Given task – Exactly the lines from the line containing "Reproduce this chart" through the line containing "Chart.register(...registerables);" are to be echoed, with both included and pictures left out.

***** Provided data *****

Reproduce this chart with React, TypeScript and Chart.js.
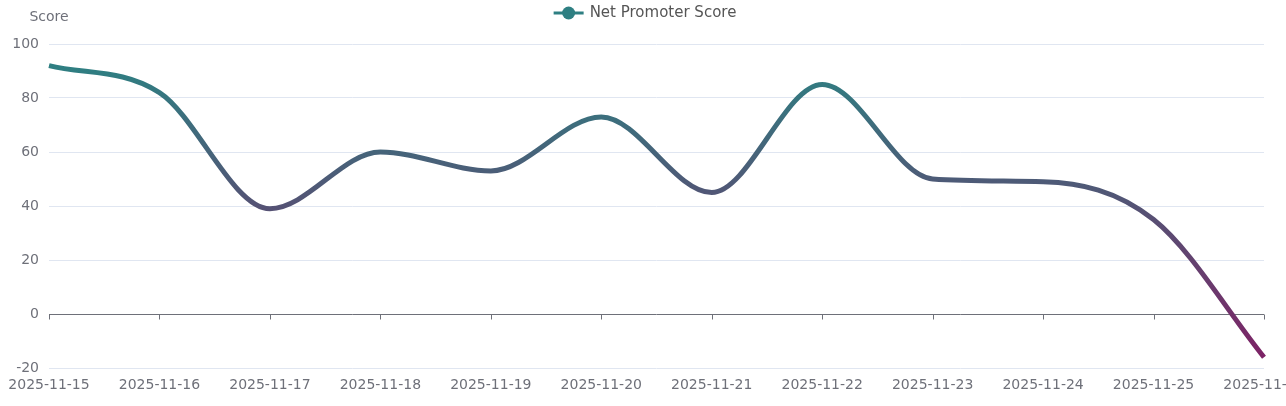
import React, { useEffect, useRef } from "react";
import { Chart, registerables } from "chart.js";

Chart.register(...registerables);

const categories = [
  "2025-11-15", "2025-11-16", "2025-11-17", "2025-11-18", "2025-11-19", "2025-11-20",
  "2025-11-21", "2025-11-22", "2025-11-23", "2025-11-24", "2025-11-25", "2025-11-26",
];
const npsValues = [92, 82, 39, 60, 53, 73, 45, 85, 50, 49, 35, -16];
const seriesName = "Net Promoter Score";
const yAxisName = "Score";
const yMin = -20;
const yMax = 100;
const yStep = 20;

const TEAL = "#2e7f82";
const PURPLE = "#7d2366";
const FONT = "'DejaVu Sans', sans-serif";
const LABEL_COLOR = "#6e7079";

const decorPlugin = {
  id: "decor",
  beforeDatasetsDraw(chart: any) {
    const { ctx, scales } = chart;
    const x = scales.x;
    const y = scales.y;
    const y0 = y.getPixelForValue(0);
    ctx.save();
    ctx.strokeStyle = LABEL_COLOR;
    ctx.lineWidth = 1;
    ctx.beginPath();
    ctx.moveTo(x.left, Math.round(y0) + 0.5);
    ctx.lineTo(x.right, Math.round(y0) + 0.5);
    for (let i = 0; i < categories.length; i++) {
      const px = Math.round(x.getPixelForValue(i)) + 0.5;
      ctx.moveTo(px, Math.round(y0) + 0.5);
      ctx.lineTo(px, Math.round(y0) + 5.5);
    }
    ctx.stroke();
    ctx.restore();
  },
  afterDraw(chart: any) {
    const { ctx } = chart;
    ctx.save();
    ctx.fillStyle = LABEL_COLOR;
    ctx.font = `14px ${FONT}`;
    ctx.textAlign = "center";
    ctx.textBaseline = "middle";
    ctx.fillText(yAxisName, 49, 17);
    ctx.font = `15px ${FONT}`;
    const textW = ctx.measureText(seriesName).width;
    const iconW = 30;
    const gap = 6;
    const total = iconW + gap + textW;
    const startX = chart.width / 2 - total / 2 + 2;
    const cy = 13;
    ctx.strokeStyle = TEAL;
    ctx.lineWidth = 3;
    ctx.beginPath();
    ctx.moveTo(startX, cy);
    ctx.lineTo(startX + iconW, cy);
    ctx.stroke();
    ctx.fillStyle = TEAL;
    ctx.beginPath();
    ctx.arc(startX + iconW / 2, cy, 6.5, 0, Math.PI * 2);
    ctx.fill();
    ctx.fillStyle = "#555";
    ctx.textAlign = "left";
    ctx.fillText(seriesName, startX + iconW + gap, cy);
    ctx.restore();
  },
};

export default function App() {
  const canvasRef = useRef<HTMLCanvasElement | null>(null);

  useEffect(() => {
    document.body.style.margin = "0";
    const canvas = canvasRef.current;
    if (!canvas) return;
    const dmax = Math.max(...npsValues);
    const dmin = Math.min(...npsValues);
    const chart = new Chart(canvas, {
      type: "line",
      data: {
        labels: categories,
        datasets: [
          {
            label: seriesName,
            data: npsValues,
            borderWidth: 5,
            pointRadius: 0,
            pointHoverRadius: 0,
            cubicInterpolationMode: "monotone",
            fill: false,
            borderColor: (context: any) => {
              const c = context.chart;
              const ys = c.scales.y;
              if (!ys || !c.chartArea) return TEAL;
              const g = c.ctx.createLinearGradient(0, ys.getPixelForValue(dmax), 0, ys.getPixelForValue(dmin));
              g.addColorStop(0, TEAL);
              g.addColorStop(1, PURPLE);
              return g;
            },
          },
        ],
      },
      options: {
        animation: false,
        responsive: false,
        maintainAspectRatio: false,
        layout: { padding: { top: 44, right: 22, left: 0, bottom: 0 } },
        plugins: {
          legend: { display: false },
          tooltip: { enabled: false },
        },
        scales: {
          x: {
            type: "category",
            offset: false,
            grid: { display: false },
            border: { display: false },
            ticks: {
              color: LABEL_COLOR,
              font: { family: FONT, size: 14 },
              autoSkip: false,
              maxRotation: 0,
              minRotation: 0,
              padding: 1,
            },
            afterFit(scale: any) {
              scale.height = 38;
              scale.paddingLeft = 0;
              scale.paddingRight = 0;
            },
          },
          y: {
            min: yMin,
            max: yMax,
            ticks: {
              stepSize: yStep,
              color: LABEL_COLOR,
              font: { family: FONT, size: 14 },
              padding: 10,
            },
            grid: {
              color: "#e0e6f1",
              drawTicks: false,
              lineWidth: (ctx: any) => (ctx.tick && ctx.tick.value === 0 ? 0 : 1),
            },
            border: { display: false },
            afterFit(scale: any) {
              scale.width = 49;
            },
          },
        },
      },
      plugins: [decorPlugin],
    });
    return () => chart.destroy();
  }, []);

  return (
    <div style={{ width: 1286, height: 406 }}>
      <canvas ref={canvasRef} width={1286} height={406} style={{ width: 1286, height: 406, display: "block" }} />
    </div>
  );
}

*****
***** Provided data *****

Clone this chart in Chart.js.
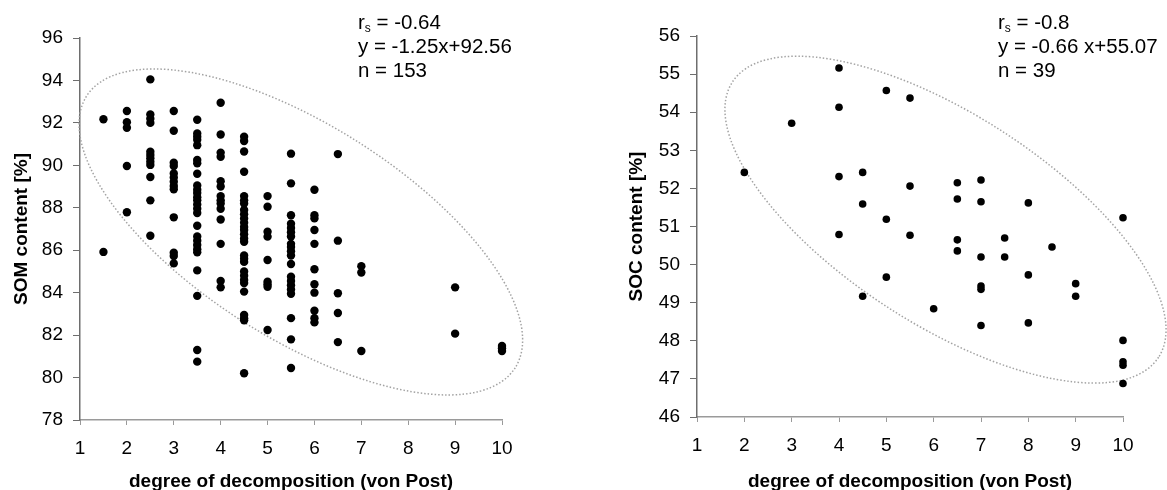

*****

Solution below –
Reproduce this chart with React, TypeScript and Chart.js.
import React, { useEffect, useRef } from "react";
import { Chart, registerables } from "chart.js";

Chart.register(...registerables);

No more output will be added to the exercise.